The train line from China to Europe, known as the Trans-Siberian Railway, was started in about 1890 and was completed around 1929. The railway has a number of key routes via Moscow, one of which is a northern route through Siberia. It leaves China at the Russian border at a place called Manzhouli/Zabaykalsk and then it makes its way across Siberia to Moscow. There is an alternative route to Moscow via Mongolia and Kazakstan. Other European sections of the route go via Poland the Ukraine and Belarus, depending on which part of Europe they are heading towards.

Trans Siberian Railway   TEL

So which routes have been tested? To date I have seen the following:

  • Shanghai  China to Duisburg Germany  (18 Days)
  • Chongqing  to Duisburg (16 Days)
  • Xiangtang, China, to Hamburg (17 Days) 

The freight lead times are very good in comparison to sea freight where the usual shipping time can be 36 days or more depending on the end location in Europe.
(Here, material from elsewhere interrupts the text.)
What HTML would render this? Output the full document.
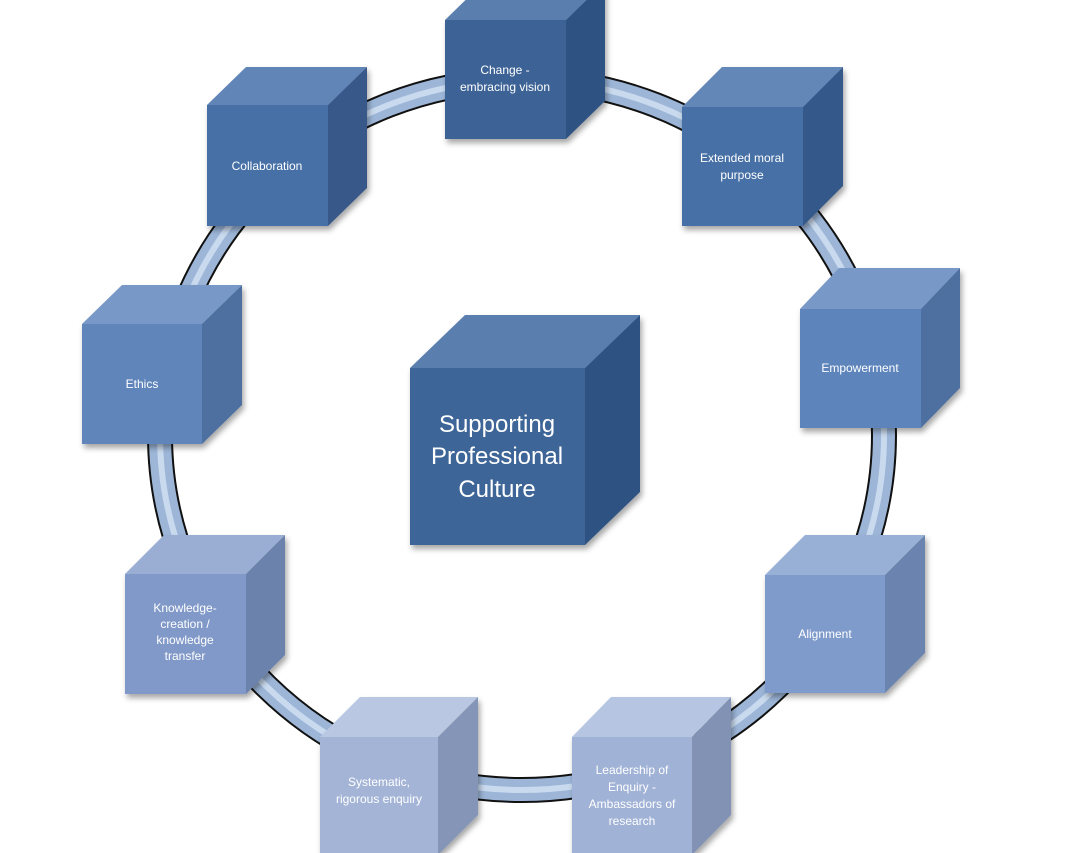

The scale of the railway is immense as it crosses 11 time zones and more than 11,000 km.

Some of the challenges on the route are as follows:

  • The gauge of the track is different in China, Russia and Europe which means containers need to be transhipped or the bogies on the trains need to be changed at the border.
  • Public trains or block trains can be utilized for destinations.  Block trains are private trains that go the most direct route, cutting times.  However, they need a certain number of containers going to a similar destination to make them viable, so this can create issues with the regularity of the trains.
  • Due to the number of countries the trains are passing through, there is a higher likelihood of hold ups due to paperwork issues and customs challenges.
  • In order for the service to be optimal it is better to be very close to a railway station so that transhipment costs are minimized. 
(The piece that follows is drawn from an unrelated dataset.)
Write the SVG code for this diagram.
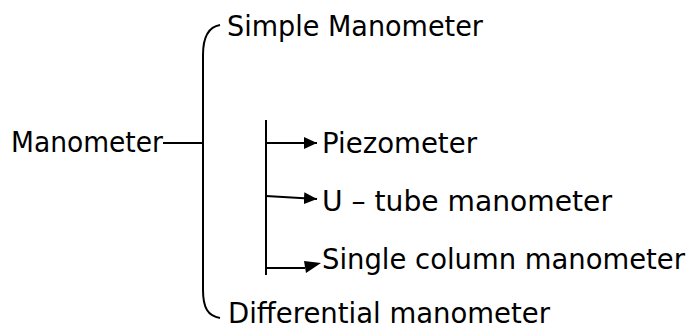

So how does the service compare to more traditional modes?

Relative Cost Comparison of Transportation Modes   TEL

Rail freight is just under the cost of the air/sea options although still more costly than the sea options. With further volumes and developments in the train networks these costs should reduce over time. 

One company that is heavily involved in the development of the routes is Trans Eurasia Logistics which is a company set up by Deutsche Bahn AG and the Russian Railways (RZD) in early 2008.

The key growth driver for trans-Eurasian freight will be the development of inland Chinese cities. As lower wage rates are sought the factories are moving further inland meaning that factories are further from the main sea ports and will rely on the railways for transportation.